#### INSTRUCTIONS FOR THE TASK:
Quote, verbatim, all material below, without pictures.

#### DATA:
§
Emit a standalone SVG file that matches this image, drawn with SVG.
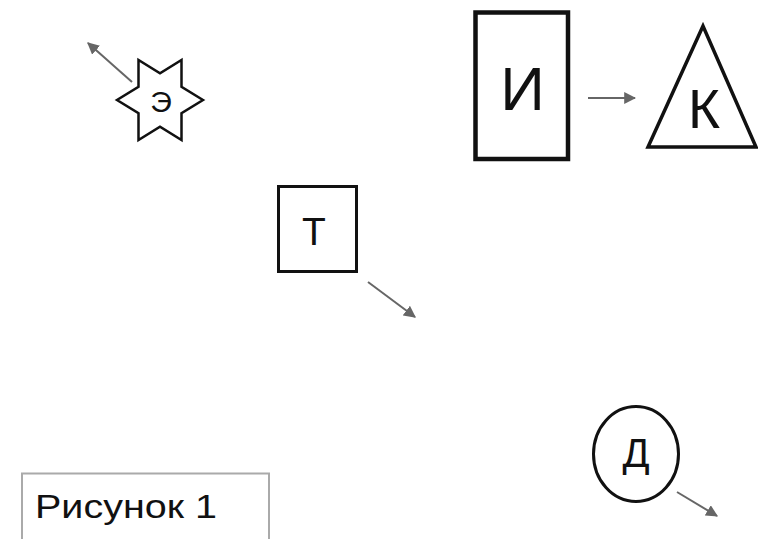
<svg xmlns="http://www.w3.org/2000/svg" width="758" height="539" viewBox="0 0 758 539">
<style>
.shape{fill:#fff;stroke:#111}
.lbl{font-family:"Liberation Sans",Arial,sans-serif;fill:#111;text-anchor:middle}
.conn{stroke:#666;stroke-width:2;fill:none}
</style>
<defs>
<marker id="ah" viewBox="0 0 10 10" refX="9" refY="5" markerWidth="6" markerHeight="6" orient="auto" markerUnits="strokeWidth">
<path d="M0,0 L10,5 L0,10 z" fill="#666"/>
</marker>
</defs>
<rect width="758" height="539" fill="#fff"/>
<g id="connectors">
<line class="conn" x1="132" y1="82" x2="88" y2="43" marker-end="url(#ah)"/>
<line class="conn" x1="588" y1="98" x2="635" y2="98" marker-end="url(#ah)"/>
<line class="conn" x1="368" y1="282" x2="415" y2="317" marker-end="url(#ah)"/>
<line class="conn" x1="677" y1="492" x2="717" y2="516" marker-end="url(#ah)"/>
</g>
<g id="node-e">
<polygon class="shape" stroke-width="2.5" points="203,100 181.5,86.7 181.5,60 160,73.3 138.5,60 138.5,86.7 117,100 138.5,113.3 138.5,140 160,126.7 181.5,140 181.5,113.3"/>
<text class="lbl" x="161" y="112" font-size="30">Э</text>
</g>
<g id="node-i">
<rect class="shape" stroke-width="4.5" x="475.5" y="12.5" width="92.5" height="146.5"/>
<text class="lbl" x="522.5" y="110" font-size="62">И</text>
</g>
<g id="node-k">
<polygon class="shape" stroke-width="3.5" points="703,26 648,147 756,147"/>
<text class="lbl" x="704" y="128" font-size="55">К</text>
</g>
<g id="node-t">
<rect class="shape" stroke-width="3" x="278.5" y="186.5" width="78" height="85"/>
<text class="lbl" x="314" y="245" font-size="39">Т</text>
</g>
<g id="node-d">
<ellipse class="shape" stroke-width="3" cx="636" cy="454" rx="42.5" ry="47.5"/>
<text class="lbl" x="636" y="467" font-size="40">Д</text>
</g>
<g id="caption">
<rect x="22" y="473.5" width="247" height="80" fill="#fff" stroke="#aaa" stroke-width="2"/>
<text x="35" y="518" font-size="33" font-family="Liberation Sans, Arial, sans-serif" fill="#111" textLength="182" lengthAdjust="spacingAndGlyphs">Рисунок 1</text>
</g>
</svg>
§
#### CORRECT RESULT:
Emit a standalone SVG file that matches this image, drawn with SVG.
<svg xmlns="http://www.w3.org/2000/svg" width="758" height="539" viewBox="0 0 758 539">
<style>
.shape{fill:#fff;stroke:#111}
.lbl{font-family:"Liberation Sans",Arial,sans-serif;fill:#111;text-anchor:middle}
.conn{stroke:#666;stroke-width:2;fill:none}
</style>
<defs>
<marker id="ah" viewBox="0 0 10 10" refX="9" refY="5" markerWidth="6" markerHeight="6" orient="auto" markerUnits="strokeWidth">
<path d="M0,0 L10,5 L0,10 z" fill="#666"/>
</marker>
</defs>
<rect width="758" height="539" fill="#fff"/>
<g id="connectors">
<line class="conn" x1="132" y1="82" x2="88" y2="43" marker-end="url(#ah)"/>
<line class="conn" x1="588" y1="98" x2="635" y2="98" marker-end="url(#ah)"/>
<line class="conn" x1="368" y1="282" x2="415" y2="317" marker-end="url(#ah)"/>
<line class="conn" x1="677" y1="492" x2="717" y2="516" marker-end="url(#ah)"/>
</g>
<g id="node-e">
<polygon class="shape" stroke-width="2.5" points="203,100 181.5,86.7 181.5,60 160,73.3 138.5,60 138.5,86.7 117,100 138.5,113.3 138.5,140 160,126.7 181.5,140 181.5,113.3"/>
<text class="lbl" x="161" y="112" font-size="30">Э</text>
</g>
<g id="node-i">
<rect class="shape" stroke-width="4.5" x="475.5" y="12.5" width="92.5" height="146.5"/>
<text class="lbl" x="522.5" y="110" font-size="62">И</text>
</g>
<g id="node-k">
<polygon class="shape" stroke-width="3.5" points="703,26 648,147 756,147"/>
<text class="lbl" x="704" y="128" font-size="55">К</text>
</g>
<g id="node-t">
<rect class="shape" stroke-width="3" x="278.5" y="186.5" width="78" height="85"/>
<text class="lbl" x="314" y="245" font-size="39">Т</text>
</g>
<g id="node-d">
<ellipse class="shape" stroke-width="3" cx="636" cy="454" rx="42.5" ry="47.5"/>
<text class="lbl" x="636" y="467" font-size="40">Д</text>
</g>
<g id="caption">
<rect x="22" y="473.5" width="247" height="80" fill="#fff" stroke="#aaa" stroke-width="2"/>
<text x="35" y="518" font-size="33" font-family="Liberation Sans, Arial, sans-serif" fill="#111" textLength="182" lengthAdjust="spacingAndGlyphs">Рисунок 1</text>
</g>
</svg>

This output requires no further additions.